The key to making this happen at all is the intstallation of the GIS Portal
Toolkit plugin into arcGIS. In a follow up after the meetings, I
finally got this toolkit installed properly on my own computer and was able
to do the same sort of searches we did at the meetings. Working with
our George Mason partners, we discovered that, although the arcGIS search
interface looks like a simple free text search (ala Google), it really only
searches the titles of datasets, so it does not find anything if the search
term is in a field other than the title.
AccessData Workshop
This year's AccessData Workshop was hosted by Unidata. It was held
downtown in Portland, Oregon, the first one in an urban setting
rather than a resort of retreat type of venue and Tina did a masterful job
organizing it. The total number of attendees was 57, with 8 of them
from UCAR. The AccessData (originally called DLESE Data Services)
workshops provide an opportunity for data providers, software tool
specialists, scientific researchers, curriculum developers, and educators to
interact with one another in a variety of sessions, all working toward the
common goal of facilitating the use of data in education. In addition
to keynote presentations, hands-on lab sessions (Tool Time) and a Demo
Session/Share Fair, attendees are grouped into teams that include the full
range of roles represented at the meeting. Team members work together
to develop an educational module, drawing upon the expertise of individuals
in each role on the team. This practical exercise enables team members to
learn from each other about the needs, practices, and expectations of the
other groups. Jeff Weber enthralled the participant with one of
the keynote presentations entitled
"Data,
data everywhere, but not a bit to display." He also provided a
tool time session on the use of the Unidata IDV.
For more details on
the workshop, there's a web page
at: http://serc.carleton.edu/usingdata/accessdata/index.html
ACCESS Geoscience Project Extension
Our NASA ACCESS Geoscience grant was extended with a modest addition of funds
to carry through this calendar year. As noted above, there has been
(limited) success with the arcGIS client finding datasets on THREDDS servers
via the standard CS-W interface on the George Mason server which harvests
metadata from THREDDS sites. In adddition, we've been successful with
the Gi-GO client from the University of Florence. While arcGIS only
searches the Title field, Gi-GO searches both Title and Abstract so it finds
more THREDDS datasets. But neither of them searches in other fields such
as the list of variables in the datasets. Hence a search for "vorticity"

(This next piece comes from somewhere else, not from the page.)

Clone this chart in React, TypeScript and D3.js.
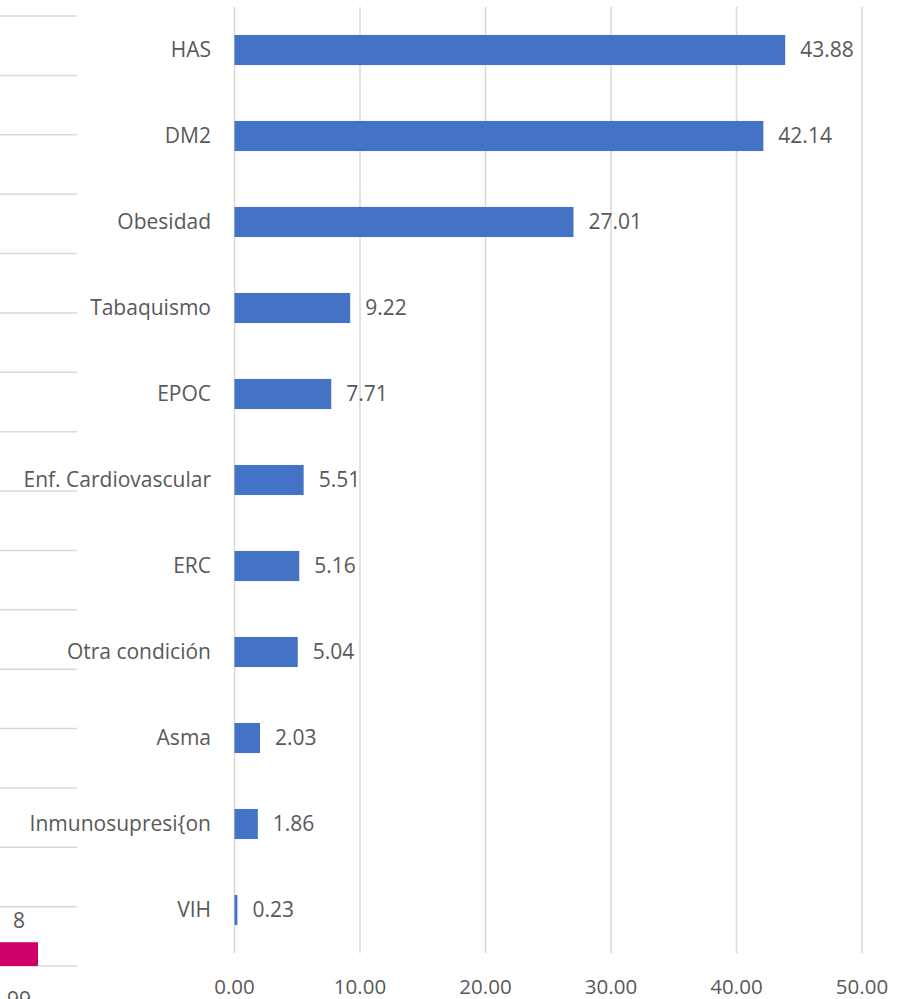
import React, { useEffect } from "react";
import * as d3 from "d3";

const categories = [
  "HAS",
  "DM2",
  "Obesidad",
  "Tabaquismo",
  "EPOC",
  "Enf. Cardiovascular",
  "ERC",
  "Otra condición",
  "Asma",
  "Inmunosupresi{on",
  "VIH",
];
const values = [43.88, 42.14, 27.01, 9.22, 7.71, 5.51, 5.16, 5.04, 2.03, 1.86, 0.23];
const xTicks = [0, 10, 20, 30, 40, 50];

// partial neighbouring chart (cut off at the left edge)
const leftBands = d3.range(16).map((i) => `c${i}`);
const leftBarValue = 8;
const leftTopLabel = "8";
const leftBottomLabel = "6.99";

const W = 909;
const H = 999;
const FONT = "'Open Sans', sans-serif";
const TEXT = "#595959";
const GRID = "#d9d9d9";

export default function App() {
  useEffect(() => {
    document.body.style.margin = "0";
  }, []);

  const x = d3.scaleLinear().domain([0, 50]).range([234.5, 862]);
  const y = d3
    .scaleBand<string>()
    .domain(categories)
    .range([7, 953])
    .paddingInner(0.65)
    .paddingOuter(0.325);

  const ly = d3.scaleBand<string>().domain(leftBands).range([16, 966]);
  const lx = d3.scaleLinear().domain([0, 10]).range([-10, 50]);
  const lastBand = leftBands[leftBands.length - 1];
  const lbY0 = (ly(lastBand) as number) + ly.bandwidth() * 0.6;

  return (
    <svg width={W} height={H} style={{ display: "block", background: "#fff" }} fontFamily={FONT}>
      {/* left partial chart */}
      <g>
        {leftBands.concat(["end"]).map((b, i) => {
          const yy = 16 + i * ly.step();
          return <line key={b} x1={0} x2={77} y1={yy} y2={yy} stroke={GRID} strokeWidth={1.5} />;
        })}
        <rect
          x={lx(0)}
          y={lbY0}
          width={lx(leftBarValue) - lx(0)}
          height={966 - lbY0}
          fill="#CC0066"
        />
        <text x={19} y={928} textAnchor="middle" fontSize={21} fill={TEXT}>
          {leftTopLabel}
        </text>
        <text x={31} y={1007} textAnchor="end" fontSize={21} fill={TEXT}>
          {leftBottomLabel}
        </text>
      </g>

      {/* gridlines */}
      {xTicks.map((t) => (
        <line key={t} x1={x(t)} x2={x(t)} y1={7} y2={953} stroke={GRID} strokeWidth={1.5} />
      ))}

      {/* bars */}
      {categories.map((c, i) => (
        <rect
          key={c}
          x={x(0)}
          y={y(c) as number}
          width={x(values[i]) - x(0)}
          height={y.bandwidth()}
          fill="#4472C4"
        />
      ))}

      {/* category labels */}
      {categories.map((c) => (
        <text
          key={c}
          x={211}
          y={(y(c) as number) + y.bandwidth() / 2}
          dy="0.35em"
          textAnchor="end"
          fontSize={21}
          fill={TEXT}
        >
          {c}
        </text>
      ))}

      {/* value labels */}
      {categories.map((c, i) => (
        <text
          key={c}
          x={x(values[i]) + 15}
          y={(y(c) as number) + y.bandwidth() / 2}
          dy="0.35em"
          textAnchor="start"
          fontSize={21}
          fill={TEXT}
        >
          {values[i].toFixed(2)}
        </text>
      ))}

      {/* x tick labels */}
      {xTicks.map((t) => (
        <text key={t} x={x(t)} y={994} textAnchor="middle" fontSize={20.5} fill={TEXT}>
          {t.toFixed(2)}
        </text>
      ))}
    </svg>
  );
}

would not get any hits unless that word shows up in the Title or Abstract.
What we are learning, however, is that building interoperable data search
systems that are practical and useful ain't easy. These experiments
appear to be the first where the client and server have been developed
independently that results in searches that are successful at all. As
noted, one dificulty is that the user interface on the clients tends to be a
simple free text search, but the underlying server capability is more of a
precise database query system for which one has to specify which field(s) are
being searched. This mismatch causes many of the difficulties. The
granularity of the searched objects is another key issue. THREDDS
servers support a hierarchy of catalogs of catalogs, so, if one finds a high
level catalog, it must be possible to "drill down" to individual datasets, but
the clients we are working with do not have this capability yet. We are
working with the Gi-GO team to make it work for their client. This would
mean we could use the Gi-GO client to find datasets on THREDDS servers via the
CS-W protocol and then download the dataset via the standard WCS protocol.